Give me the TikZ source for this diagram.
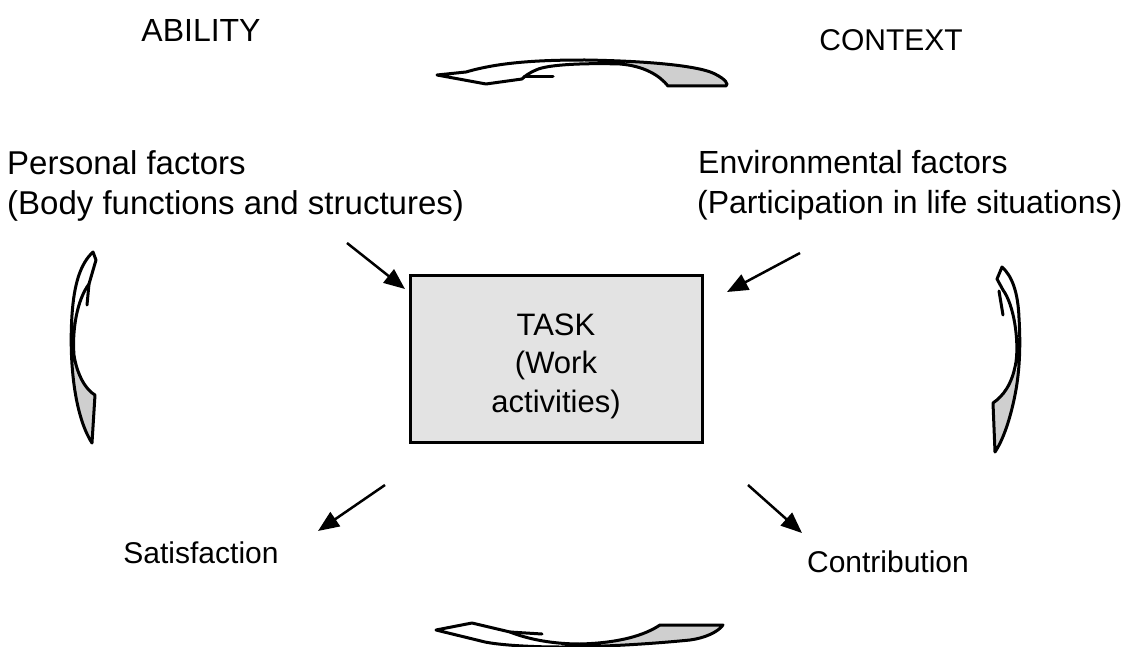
\documentclass[tikz,border=0pt]{standalone}
\usepackage{fontspec}
\setmainfont{Liberation Sans}
\usetikzlibrary{arrows.meta}
\begin{document}
\begin{tikzpicture}[x=1pt, y=-1pt,
  lbl/.style={inner sep=0pt, anchor=base west},
  head/.style={inner sep=0pt, anchor=base},
  taskbox/.style={draw, line width=3pt, fill=gray!22, minimum width=292pt,
    minimum height=167pt, inner sep=0pt},
  tasktext/.style={align=center, inner sep=0pt, font=\fontsize{31}{38.5}\selectfont},
  link/.style={line width=2.5pt, -{Triangle[length=21pt, width=17pt]}},
  cycarrow/.style={draw, line width=3pt, line join=round, fill=white},
  barb/.style={line width=3pt, line cap=round},
  tailshade/.style={fill=gray!38}
]
\useasboundingbox (0,0) rectangle (1130,647);

% headings
\node[head, font=\fontsize{32}{38}\selectfont] (ability) at (201,42) {ABILITY};
\node[head, font=\fontsize{30}{38}\selectfont] (context) at (891,51) {CONTEXT};

% factor labels
\node[lbl, font=\fontsize{33}{38}\selectfont] (pers1) at (7,175) {Personal factors};
\node[lbl, font=\fontsize{33}{38}\selectfont] (pers2) at (7,215) {(Body functions and structures)};
\node[lbl, font=\fontsize{32}{38}\selectfont] (env1) at (698,174) {Environmental factors};
\node[lbl, font=\fontsize{32}{38}\selectfont] (env2) at (697,214) {(Participation in life situations)};

% outcome labels
\node[head, font=\fontsize{30}{38}\selectfont] (satis) at (201,563) {Satisfaction};
\node[head, font=\fontsize{30}{38}\selectfont] (contr) at (888,572) {Contribution};

% central task box
\node[taskbox] (task) at (556,359) {};
\node[tasktext] (tasklbl) at (556,366) {TASK\\(Work\\activities)};

% straight connectors
\coordinate (p-out) at (347,243);
\coordinate (p-in)  at (405,289);
\coordinate (e-out) at (800,253);
\coordinate (e-in)  at (727,292);
\coordinate (s-out) at (385,485);
\coordinate (s-in)  at (318,531);
\coordinate (c-out) at (748,485);
\coordinate (c-in)  at (802,533);
\draw[link] (p-out) -- (p-in);
\draw[link] (e-out) -- (e-in);
\draw[link] (s-out) -- (s-in);
\draw[link] (c-out) -- (c-in);

% upper curved arrow (pointing left)
\path[cycarrow, path picture={\fill[tailshade] (616,40) rectangle (740,100);}]
  (437,75) -- (466,72) .. controls (500,62) and (540,60) .. (585,60)
  .. controls (650,61) and (700,66) .. (715,74)
  .. controls (725,79) and (729,84) .. (726,86) -- (668,86)
  .. controls (660,76) and (645,66) .. (620,64)
  .. controls (590,63) and (548,64) .. (536,70)
  .. controls (529,73) and (525,76) .. (522,79) -- (486,84) -- cycle;
\draw[barb] (524,77) -- (553,77);

% lower curved arrow (pointing left)
\path[cycarrow, path picture={\fill[tailshade] (603,600) rectangle (740,660);}]
  (436,630) -- (472,623) -- (510,632)
  .. controls (530,640) and (555,644) .. (580,644)
  .. controls (620,643) and (645,635) .. (660,625) -- (723,625)
  .. controls (718,632) and (705,638) .. (690,640)
  .. controls (650,644) and (600,647) .. (560,647)
  .. controls (530,647) and (500,645) .. (485,642) -- cycle;
\draw[barb] (510,632) -- (542,634);

% left curved arrow (pointing up)
\path[cycarrow, path picture={\fill[tailshade] (60,362) rectangle (110,460);}]
  (93,252) .. controls (80,264) and (74,285) .. (72,315)
  .. controls (69,360) and (74,415) .. (92,443) -- (95,395)
  .. controls (86,390) and (77,375) .. (74,355)
  .. controls (72,330) and (77,300) .. (89,284) -- (96,260) -- cycle;
\draw[barb] (89,284) -- (87,305);

% right curved arrow (pointing up)
\path[cycarrow, path picture={\fill[tailshade] (980,370) rectangle (1030,460);}]
  (1002,267) .. controls (1012,276) and (1018,292) .. (1019,318)
  .. controls (1021,350) and (1019,375) .. (1015,395)
  .. controls (1010,420) and (1003,440) .. (995,452) -- (993,403)
  .. controls (1003,396) and (1012,385) .. (1016,362)
  .. controls (1019,340) and (1014,305) .. (1003,290) -- (997,279) -- cycle;
\draw[barb] (999,291) -- (1003,315);
\end{tikzpicture}
\end{document}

§

Task prompt: Give again exactly the lines running from the beginning of the material above through the line that contains "(context) at (891,51)", and leave out every picture.

Full answer:
Give me the TikZ source for this diagram.
\documentclass[tikz,border=0pt]{standalone}
\usepackage{fontspec}
\setmainfont{Liberation Sans}
\usetikzlibrary{arrows.meta}
\begin{document}
\begin{tikzpicture}[x=1pt, y=-1pt,
  lbl/.style={inner sep=0pt, anchor=base west},
  head/.style={inner sep=0pt, anchor=base},
  taskbox/.style={draw, line width=3pt, fill=gray!22, minimum width=292pt,
    minimum height=167pt, inner sep=0pt},
  tasktext/.style={align=center, inner sep=0pt, font=\fontsize{31}{38.5}\selectfont},
  link/.style={line width=2.5pt, -{Triangle[length=21pt, width=17pt]}},
  cycarrow/.style={draw, line width=3pt, line join=round, fill=white},
  barb/.style={line width=3pt, line cap=round},
  tailshade/.style={fill=gray!38}
]
\useasboundingbox (0,0) rectangle (1130,647);

% headings
\node[head, font=\fontsize{32}{38}\selectfont] (ability) at (201,42) {ABILITY};
\node[head, font=\fontsize{30}{38}\selectfont] (context) at (891,51) {CONTEXT};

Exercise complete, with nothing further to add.